The Conservative government has tabled legislation to implement key elements of this year’s budget. But it contains more than tax credits.
Buried within is a revised version of draft legislation implementing the Intergovernmental Agreement (IGA) with the U.S. on FATCA. A Department of Finance press release makes no mention of this part of the bill.
Roy Berg, director of U.S. Tax Law at Moodys Gartner Tax Law LLP in Calgary, says there’s one key difference between the tabled version and the draft.
The draft had a provision making it a criminal offence if financial institutions failed to meet reporting obligations. That provision’s been clipped.
The move deepens concerns Canada’s approach to FATCA may spark a dispute with the U.S. over personal trusts.
Say your client has a trust for estate-planning reasons. She’s a citizen of Canada only, and isn’t considered a U.S. person for tax purposes. If a registered trust company is the trustee, or if a financial advisory firm manages the trust’s assets, Berg says that trust is considered a financial institution by FATCA and the IGA.
But the draft and tabled legislation designed to give force to the IGA excludes personal trusts from the definition of financial institutions. Leaked CRA guidance notes do the same. “[They] make it clear CRA and Finance intended to carve out trusts from the definition,” says Berg.
A KPMG submission to the Department of Finance on the draft legislation reaches the same conclusion, noting the draft “defines [Financial Institution] more narrowly than the IGA” and as a result “effectively excludes Canadian personal trusts.”

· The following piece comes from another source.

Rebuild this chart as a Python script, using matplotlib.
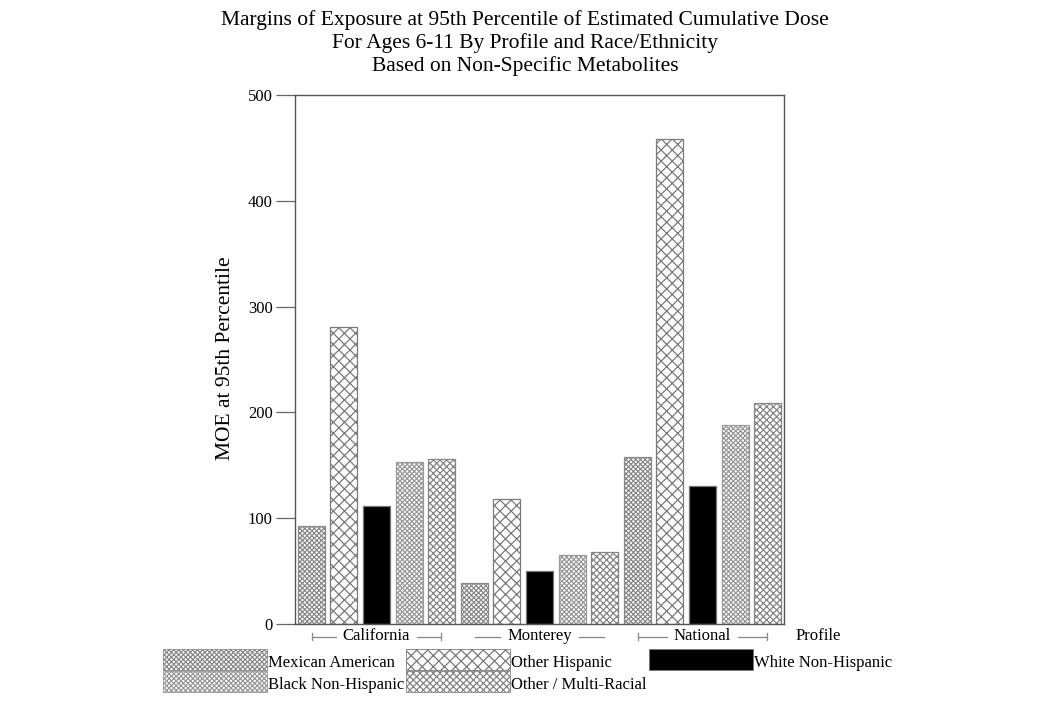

What’s this mean for clients?
Berg paints an unpleasant picture. Say your client’s trust contains a securities account with a U.S. investment firm. When it’s time to send the trust dividends the firm will ask about the account holder’s status. Your client may insist the trust doesn’t qualify as a financial institution; after all, our laws say so.
But the U.S. firm will likely reach a different conclusion. It will say, citing FATCA and the IGA, the trust is a financial institution. That means one of two things.

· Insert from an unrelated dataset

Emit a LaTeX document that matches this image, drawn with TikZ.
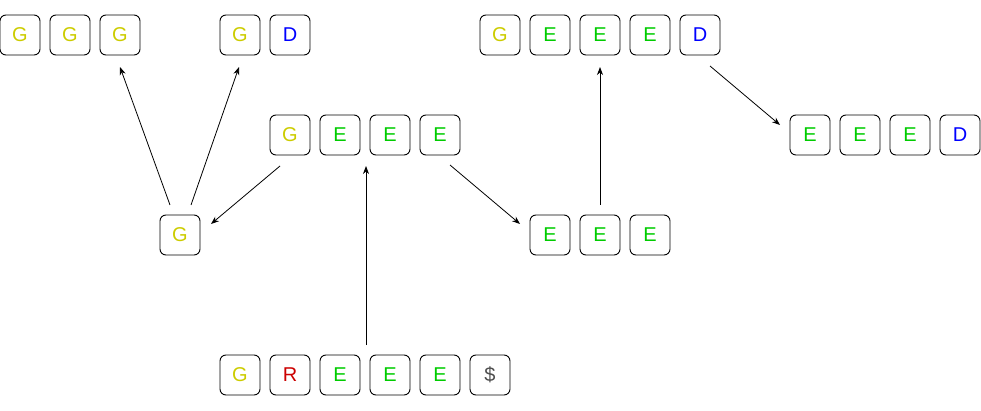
\documentclass[tikz,border=0pt]{standalone}
\usepackage{fontspec}
\setmainfont{Liberation Sans}
\usetikzlibrary{arrows.meta}
\definecolor{cG}{RGB}{204,204,0}
\definecolor{cE}{RGB}{0,204,0}
\definecolor{cD}{RGB}{0,0,255}
\definecolor{cR}{RGB}{204,0,0}
\definecolor{cS}{RGB}{77,77,77}
\tikzset{
  cell/.style={draw=black, line width=0.9pt, rounded corners=6pt, minimum size=40pt, inner sep=0pt,
    font=\fontsize{20}{24}\selectfont},
  gc/.style={cell, text=cG}, ec/.style={cell, text=cE}, dc/.style={cell, text=cD},
  rc/.style={cell, text=cR}, sc/.style={cell, text=cS},
  conn/.style={line width=0.8pt, -{Stealth[length=8pt,width=6pt,inset=2.5pt]}}
}
\begin{document}
\begin{tikzpicture}[x=1pt,y=-1pt]
\useasboundingbox (0,0) rectangle (981,411);
% top left
\node[gc] (t1) at (20,35) {G};
\node[gc] (t2) at (70,35) {G};
\node[gc] (t3) at (120,35) {G};
\node[gc] (t4) at (240,35) {G};
\node[dc] (t5) at (290,35) {D};
% top right
\node[gc] (u1) at (500,35) {G};
\node[ec] (u2) at (550,35) {E};
\node[ec] (u3) at (600,35) {E};
\node[ec] (u4) at (650,35) {E};
\node[dc] (u5) at (700,35) {D};
% middle row
\node[gc] (m1) at (290,135) {G};
\node[ec] (m2) at (340,135) {E};
\node[ec] (m3) at (390,135) {E};
\node[ec] (m4) at (440,135) {E};
% right row
\node[ec] (r1) at (810,135) {E};
\node[ec] (r2) at (860,135) {E};
\node[ec] (r3) at (910,135) {E};
\node[dc] (r4) at (960,135) {D};
% single G
\node[gc] (s1) at (180,235) {G};
% EEE
\node[ec] (e1) at (550,235) {E};
\node[ec] (e2) at (600,235) {E};
\node[ec] (e3) at (650,235) {E};
% bottom
\node[gc] (b1) at (240,375) {G};
\node[rc] (b2) at (290,375) {R};
\node[ec] (b3) at (340,375) {E};
\node[ec] (b4) at (390,375) {E};
\node[ec] (b5) at (440,375) {E};
\node[sc] (b6) at (490,375) {\$};
% connector endpoints
\coordinate (p1s) at (366,345); \coordinate (p1e) at (366,166);
\coordinate (p2s) at (280,166); \coordinate (p2e) at (211,224);
\coordinate (p3s) at (170,205); \coordinate (p3e) at (120,67);
\coordinate (p4s) at (191,205); \coordinate (p4e) at (239,67);
\coordinate (p5s) at (450,165); \coordinate (p5e) at (520,224);
\coordinate (p6s) at (600,205); \coordinate (p6e) at (600,67);
\coordinate (p7s) at (710,66);  \coordinate (p7e) at (780,125);
\draw[conn] (p1s) -- (p1e);
\draw[conn] (p2s) -- (p2e);
\draw[conn] (p3s) -- (p3e);
\draw[conn] (p4s) -- (p4e);
\draw[conn] (p5s) -- (p5e);
\draw[conn] (p6s) -- (p6e);
\draw[conn] (p7s) -- (p7e);
\end{tikzpicture}
\end{document}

If the trust has a Global Intermediary Identification Number (GIIN), the firm will consider it a fully compliant Foreign Financial Institution (FFI). As a result, the trust will receive the dividends in full.
If the trust doesn’t have a GIIN, the U.S. firm withholds 30% and passes it to the IRS. Berg says the same will happen with securities accounts based in the U.K., Ireland and other countries that have IGAs with the U.S. Their IGAs and guidance notes label trusts as FFIs.
“If you don’t have a GIIN, they’ll say, ‘Go talk to Uncle Sam—he’s got your money.’ No GIIN, no juice,” says Berg.
The trust will eventually get that 30% back, but clients will have to apply to the IRS for a refund. That takes time and costs money.
So why not just get a GIIN and avoid trouble?
This is where it gets murky, says Berg. “From the Canadian perspective [a personal trust] is not doing things right if [it] gets a GIIN. Under Canadian law [its] not a financial institution so [it] doesn’t have to register as one.
“We don’t know yet what Finance would say about a Canadian personal trust getting a GIIN. [Canadian law] doesn’t give you the ability to opt into this other classification. It’s says, ‘If you fit into one of these boxes, you’re a financial institution; if you don’t, you’re not.
“So, if [a personal trust] gets a GIIN it would be placing itself into a box that Canadian laws say it doesn’t belong in.”
Berg adds he’s not aware of any negative consequences should a personal trust get a GIIN. “I don’t see any stated penalty for wrongly opting in. Maybe there wouldn’t be [one].” It remains unclear.
Some may take pride in what appears to be a case of Canada standing up to its more powerful neighbour. “There’s a perception among Canadians that this is a good thing,” says Berg. “IRS is trying to force [FATCA] down our throats and people are glad CRA and Finance are standing up to them. That is absolutely wrong.”
FATCA is self-executing. Neither the IRS nor the Department of Treasury enforce it.
“Who does? The banks. In that sense it’s like a sales tax, where it’s incumbent upon the merchant to withhold the tax and remit it. If he doesn’t, he’s liable. With FATCA it’s Bank of America, Wells Fargo, Goldman Sachs. If they don’t withhold, they’re liable.”
That means if there’s any uncertainty about the trust’s status as an FFI, they’ll withhold that 30%.